»»

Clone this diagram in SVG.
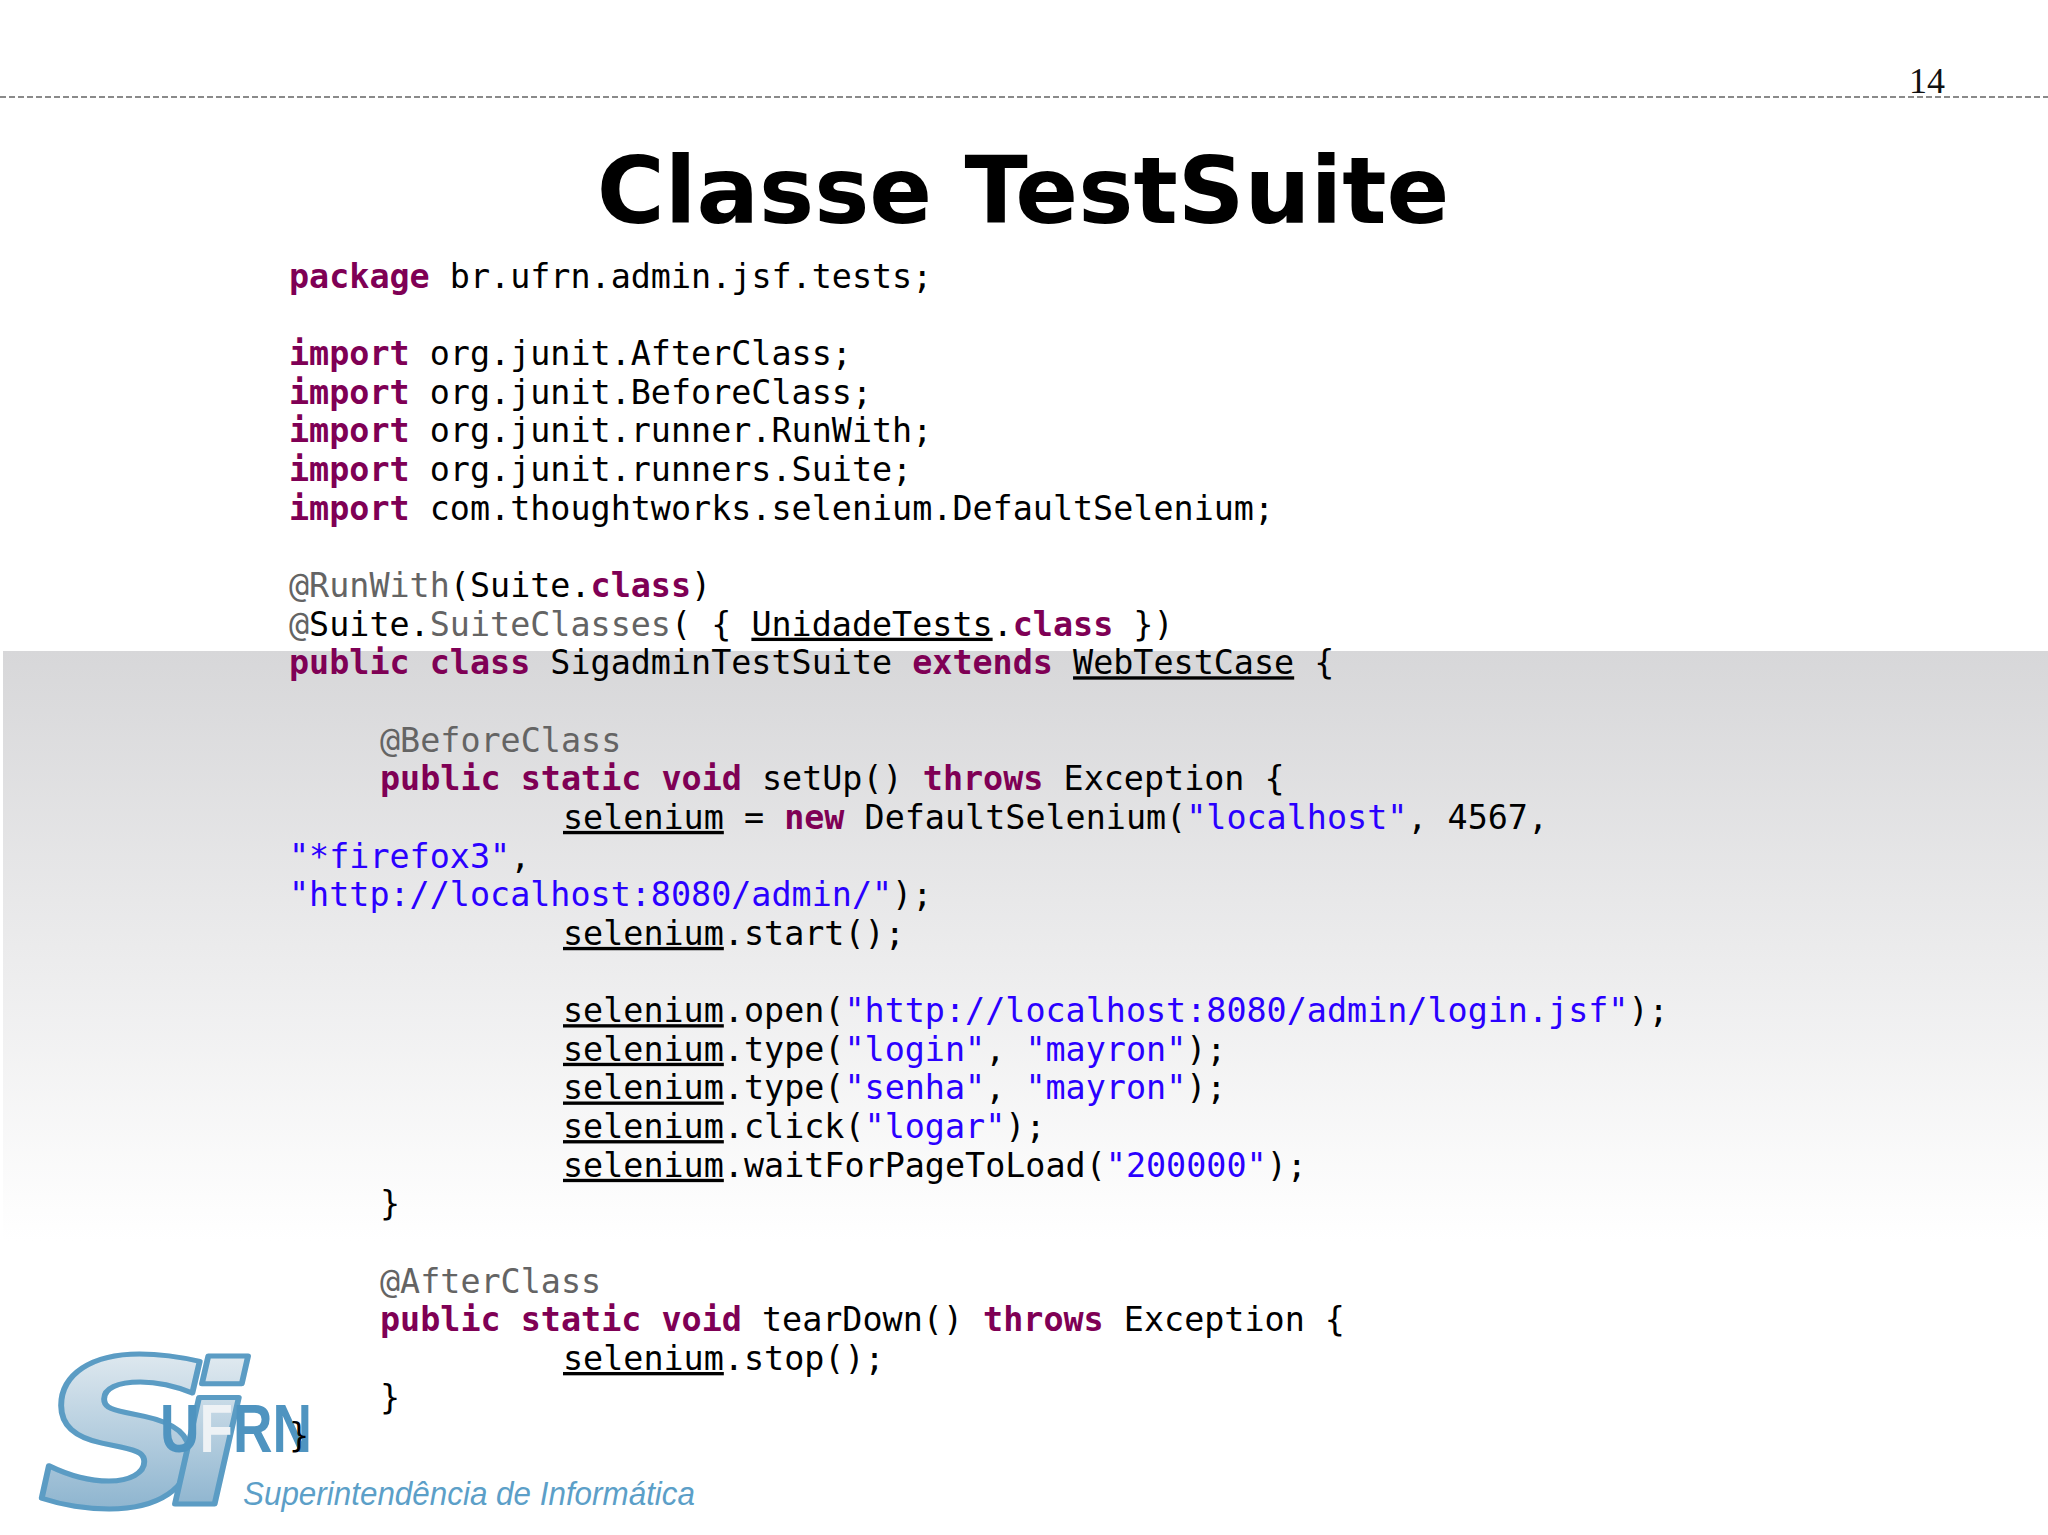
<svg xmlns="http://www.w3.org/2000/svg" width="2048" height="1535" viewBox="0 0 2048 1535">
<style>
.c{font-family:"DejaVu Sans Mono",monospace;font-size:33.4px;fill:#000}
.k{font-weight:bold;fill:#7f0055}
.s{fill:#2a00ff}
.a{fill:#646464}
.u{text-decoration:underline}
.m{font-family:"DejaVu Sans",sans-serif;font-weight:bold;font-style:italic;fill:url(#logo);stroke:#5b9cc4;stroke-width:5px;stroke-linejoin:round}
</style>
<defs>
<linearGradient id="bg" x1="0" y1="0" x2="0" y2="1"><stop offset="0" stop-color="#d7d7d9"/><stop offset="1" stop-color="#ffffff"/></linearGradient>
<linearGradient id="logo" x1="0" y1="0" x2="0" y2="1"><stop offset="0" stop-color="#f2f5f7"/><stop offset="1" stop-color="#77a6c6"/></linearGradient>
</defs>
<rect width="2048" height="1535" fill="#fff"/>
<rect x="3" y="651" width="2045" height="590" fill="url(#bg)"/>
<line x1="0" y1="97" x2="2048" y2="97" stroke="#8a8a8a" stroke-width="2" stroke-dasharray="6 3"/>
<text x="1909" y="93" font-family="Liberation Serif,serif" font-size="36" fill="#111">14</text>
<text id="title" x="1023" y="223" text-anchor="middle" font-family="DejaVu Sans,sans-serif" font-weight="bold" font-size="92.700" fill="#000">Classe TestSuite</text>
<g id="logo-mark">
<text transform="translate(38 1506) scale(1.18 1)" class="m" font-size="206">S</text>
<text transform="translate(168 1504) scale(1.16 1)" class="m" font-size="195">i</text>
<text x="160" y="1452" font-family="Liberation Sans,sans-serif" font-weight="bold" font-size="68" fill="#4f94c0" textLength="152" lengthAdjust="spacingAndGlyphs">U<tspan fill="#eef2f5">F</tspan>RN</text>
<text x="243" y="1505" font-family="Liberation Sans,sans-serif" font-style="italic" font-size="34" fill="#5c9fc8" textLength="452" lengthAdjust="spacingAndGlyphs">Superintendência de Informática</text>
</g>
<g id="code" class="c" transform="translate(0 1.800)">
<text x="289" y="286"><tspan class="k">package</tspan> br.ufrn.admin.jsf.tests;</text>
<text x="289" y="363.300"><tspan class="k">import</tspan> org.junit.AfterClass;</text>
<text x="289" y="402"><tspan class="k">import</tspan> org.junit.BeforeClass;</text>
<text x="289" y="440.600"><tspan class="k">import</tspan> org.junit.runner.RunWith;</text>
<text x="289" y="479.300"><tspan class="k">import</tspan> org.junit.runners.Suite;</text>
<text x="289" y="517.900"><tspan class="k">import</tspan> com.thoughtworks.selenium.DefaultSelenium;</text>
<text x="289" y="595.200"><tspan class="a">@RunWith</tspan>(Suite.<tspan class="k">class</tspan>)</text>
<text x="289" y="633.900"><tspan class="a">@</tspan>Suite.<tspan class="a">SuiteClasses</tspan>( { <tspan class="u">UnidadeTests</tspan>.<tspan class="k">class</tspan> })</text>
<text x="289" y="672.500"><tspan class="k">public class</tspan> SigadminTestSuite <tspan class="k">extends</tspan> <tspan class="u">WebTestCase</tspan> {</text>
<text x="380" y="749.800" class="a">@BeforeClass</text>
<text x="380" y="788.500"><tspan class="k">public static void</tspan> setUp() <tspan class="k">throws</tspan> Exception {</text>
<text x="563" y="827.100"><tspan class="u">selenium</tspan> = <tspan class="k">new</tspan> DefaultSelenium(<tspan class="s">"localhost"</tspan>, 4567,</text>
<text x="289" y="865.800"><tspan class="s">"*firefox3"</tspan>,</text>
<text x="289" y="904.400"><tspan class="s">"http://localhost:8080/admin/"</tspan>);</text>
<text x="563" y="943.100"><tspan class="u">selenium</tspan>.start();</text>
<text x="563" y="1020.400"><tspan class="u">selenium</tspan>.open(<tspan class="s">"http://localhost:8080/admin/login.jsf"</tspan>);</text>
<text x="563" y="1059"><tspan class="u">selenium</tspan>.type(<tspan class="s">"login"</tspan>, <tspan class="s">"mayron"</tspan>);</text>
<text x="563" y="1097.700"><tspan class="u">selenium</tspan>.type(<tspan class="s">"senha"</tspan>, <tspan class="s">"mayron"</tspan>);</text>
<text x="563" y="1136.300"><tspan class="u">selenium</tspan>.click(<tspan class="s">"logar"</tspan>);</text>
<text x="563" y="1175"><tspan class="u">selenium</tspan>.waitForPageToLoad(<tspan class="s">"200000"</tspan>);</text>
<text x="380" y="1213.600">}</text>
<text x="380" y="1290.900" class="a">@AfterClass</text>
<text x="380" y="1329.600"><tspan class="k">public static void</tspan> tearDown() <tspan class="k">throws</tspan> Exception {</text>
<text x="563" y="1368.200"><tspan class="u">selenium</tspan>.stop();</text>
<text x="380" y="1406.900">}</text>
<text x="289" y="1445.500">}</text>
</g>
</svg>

««
»»

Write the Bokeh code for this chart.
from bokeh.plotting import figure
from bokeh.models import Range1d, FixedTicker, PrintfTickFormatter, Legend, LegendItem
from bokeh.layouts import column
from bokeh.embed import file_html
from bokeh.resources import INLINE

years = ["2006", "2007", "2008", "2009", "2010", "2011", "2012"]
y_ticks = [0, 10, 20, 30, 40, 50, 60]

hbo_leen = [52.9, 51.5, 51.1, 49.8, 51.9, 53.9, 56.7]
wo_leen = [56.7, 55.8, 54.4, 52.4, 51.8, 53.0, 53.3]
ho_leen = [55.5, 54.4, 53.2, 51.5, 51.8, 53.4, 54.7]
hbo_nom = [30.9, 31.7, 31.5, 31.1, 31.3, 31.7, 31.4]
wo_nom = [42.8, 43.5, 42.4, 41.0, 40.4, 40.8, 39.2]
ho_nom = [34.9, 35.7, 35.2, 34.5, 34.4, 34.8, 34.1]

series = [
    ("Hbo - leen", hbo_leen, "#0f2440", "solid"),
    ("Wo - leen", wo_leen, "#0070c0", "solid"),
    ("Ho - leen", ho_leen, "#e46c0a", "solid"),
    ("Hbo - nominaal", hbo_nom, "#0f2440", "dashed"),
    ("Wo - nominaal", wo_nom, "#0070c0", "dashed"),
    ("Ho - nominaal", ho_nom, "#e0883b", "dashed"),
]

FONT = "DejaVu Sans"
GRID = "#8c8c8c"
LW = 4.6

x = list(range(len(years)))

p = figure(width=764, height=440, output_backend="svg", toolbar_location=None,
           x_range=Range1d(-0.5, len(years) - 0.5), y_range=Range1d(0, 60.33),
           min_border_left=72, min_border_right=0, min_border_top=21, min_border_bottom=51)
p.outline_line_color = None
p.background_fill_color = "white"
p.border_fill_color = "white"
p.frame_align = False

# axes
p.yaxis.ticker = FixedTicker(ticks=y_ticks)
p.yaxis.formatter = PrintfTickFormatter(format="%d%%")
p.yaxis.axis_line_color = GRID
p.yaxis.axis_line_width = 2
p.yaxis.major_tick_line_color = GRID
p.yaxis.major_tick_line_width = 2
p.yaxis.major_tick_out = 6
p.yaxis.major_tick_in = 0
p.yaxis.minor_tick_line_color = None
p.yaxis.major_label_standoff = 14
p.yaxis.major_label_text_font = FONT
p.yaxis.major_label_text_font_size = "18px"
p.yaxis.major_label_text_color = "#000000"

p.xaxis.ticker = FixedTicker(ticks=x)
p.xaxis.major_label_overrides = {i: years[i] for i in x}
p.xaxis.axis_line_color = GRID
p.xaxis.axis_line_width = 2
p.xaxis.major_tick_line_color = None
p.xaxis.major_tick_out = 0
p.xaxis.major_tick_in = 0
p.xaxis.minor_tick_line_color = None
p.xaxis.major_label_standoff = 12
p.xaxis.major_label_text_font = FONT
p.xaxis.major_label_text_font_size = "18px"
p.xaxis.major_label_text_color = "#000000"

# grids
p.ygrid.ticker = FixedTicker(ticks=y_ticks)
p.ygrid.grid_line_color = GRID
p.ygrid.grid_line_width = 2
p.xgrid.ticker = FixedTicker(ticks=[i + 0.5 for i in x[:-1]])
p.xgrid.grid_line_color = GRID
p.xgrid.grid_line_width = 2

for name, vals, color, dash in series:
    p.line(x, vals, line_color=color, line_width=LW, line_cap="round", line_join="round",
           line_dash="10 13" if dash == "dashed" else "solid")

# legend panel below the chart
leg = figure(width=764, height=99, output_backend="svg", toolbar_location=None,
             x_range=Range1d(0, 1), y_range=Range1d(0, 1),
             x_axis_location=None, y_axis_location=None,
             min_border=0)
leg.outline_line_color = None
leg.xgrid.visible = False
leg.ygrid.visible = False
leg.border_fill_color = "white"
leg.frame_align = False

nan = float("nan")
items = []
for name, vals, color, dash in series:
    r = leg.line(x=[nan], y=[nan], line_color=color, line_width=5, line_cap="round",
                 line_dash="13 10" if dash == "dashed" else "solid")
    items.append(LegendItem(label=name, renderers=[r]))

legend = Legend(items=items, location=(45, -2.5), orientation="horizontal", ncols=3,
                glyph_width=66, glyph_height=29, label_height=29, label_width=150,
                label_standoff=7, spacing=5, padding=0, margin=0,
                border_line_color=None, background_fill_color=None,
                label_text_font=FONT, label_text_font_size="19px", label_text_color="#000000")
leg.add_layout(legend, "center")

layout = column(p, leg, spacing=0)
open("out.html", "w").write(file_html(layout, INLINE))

««

### Your objective
Only lines with the word "chart" should be collected from the material.

### Exercise answer
Write the Bokeh code for this chart.
# legend panel below the chart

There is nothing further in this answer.